Son olarak neler söyleme istersiniz?
Ebeveynlere çocuklarını mutlaka sporla tanıştırmalarını öneririm. Sağlıklı gelecekleri için çocuklarımızın mutlak surette spor yapmaları gerekmektedir. 4-5 yaşına gelen çocuklarımızı önce yüzme ve jimnastik, akabinde çocuk atletizmi ve takım oyunları olmak üzere sporla yaşama dâhil etmelerini tavsiye ederim.

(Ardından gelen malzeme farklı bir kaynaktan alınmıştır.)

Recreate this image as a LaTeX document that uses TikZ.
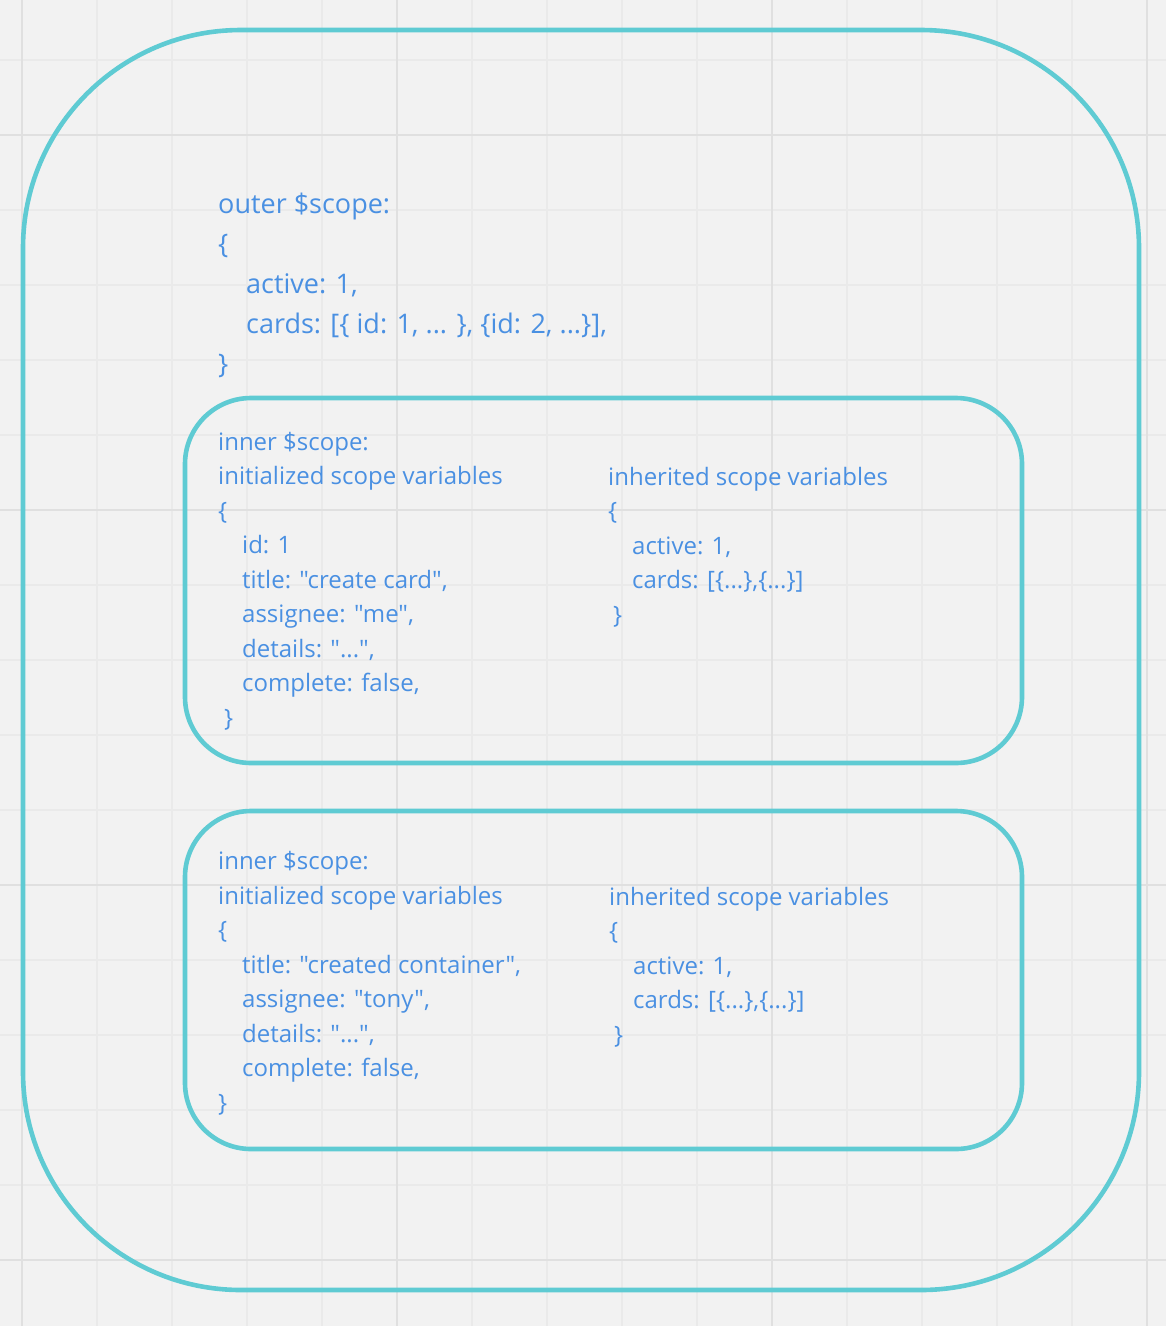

Büyükler için de bir tavsiyem olacak. Günlük en az 30 dk. olmak üzere haftalık toplamda en az 300 dk. fiziksel aktivite yapmaları DSÖ tarafından ısrarla tavsiye edilmekte. Büyükler için de dahil olabilecekleri spor branşlarından biri her yaşın spor olan yüzme olacaktır. Bunun yanında atletizmde yol koşuları, tenis, kayak, basketbol gibi branşlar sosyal birlikteliği sağlıkla bütünleştiren önemli spor branşlarındandır.
Spor dolu sağlıklı günler temenni ederim.